Algunos años atrás, en el final de «La ley del deseo», Almodóvar planteó una situación similar que involucraba a dos amantes masculinos: mientras sonaba un bolero, la respetuosa policía aguardaba en la calle que ellos resolvieran sus asuntos. Desde luego, aquello era una farsa, pero lo de ahora va en serio. Tan en serio como puede aspirar a serlo el policial americano contemporáneo con torniquete psico-familiar y de pareja. Es decir, la fórmula James Cagney más Jorge Bucay. «Herencia de sangre», nuevo vehículo para el De Niro policía, pertenece justamente a ese subgénero del film noir que parece empeñado en escarbar el costado blando de los tipos duros, en horadar su coraza «defensiva». En realidad, los tough guys nunca existieron, sólo que lo que Hollywood resolvía antaño con un par de gestos, miradas, y alguna frase chandleriana (porque nadie tuvo tantos problemas edípicos en el cine como Cagney), ahora lleva varias sesiones y escenas muy conversadas.

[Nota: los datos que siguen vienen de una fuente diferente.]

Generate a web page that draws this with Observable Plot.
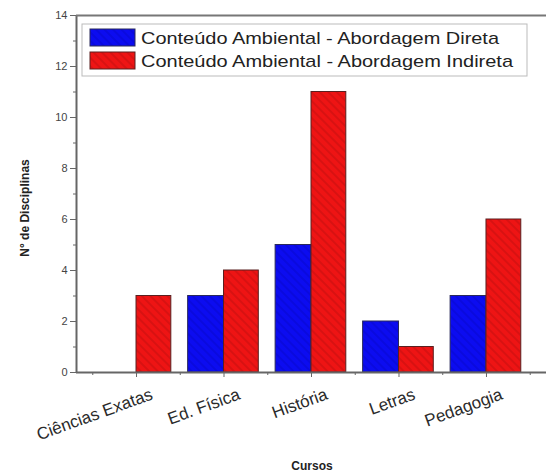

Pero esto no ensombrece la disciplina para generar historias que se ven con interés, que están bien actuadas y que son creíbles. «Herencia de sangre» es una película más que aceptable, al igual que otros productos de buena factura, aunque muy parecidos entre sí, como los tantos telefilms que se ven por HBO y en los que se evidencia a las claras cómo la industria se viene apropiando de muchos de los territorios que antes eran exclusivos del llamado «cine de autor», y los amolda a su propio formato.
El film tiene intérpretes a los que les sobra oficio, y plantea un conflicto claro (el padre enfrentado al dilema moral de tener que entregar a su propio hijo), y varias subtramas atractivas, como la del solitario -ese mismo padre-tratando de rehacer su vida con la cuarentona vecina que ignora todo sobre su pasado (Frances McDormand), hasta que llega el momento de poner las cartas sobre la mesa, o la del hijo, que llega al crimen cuando la droga le termina de carcomer la razón.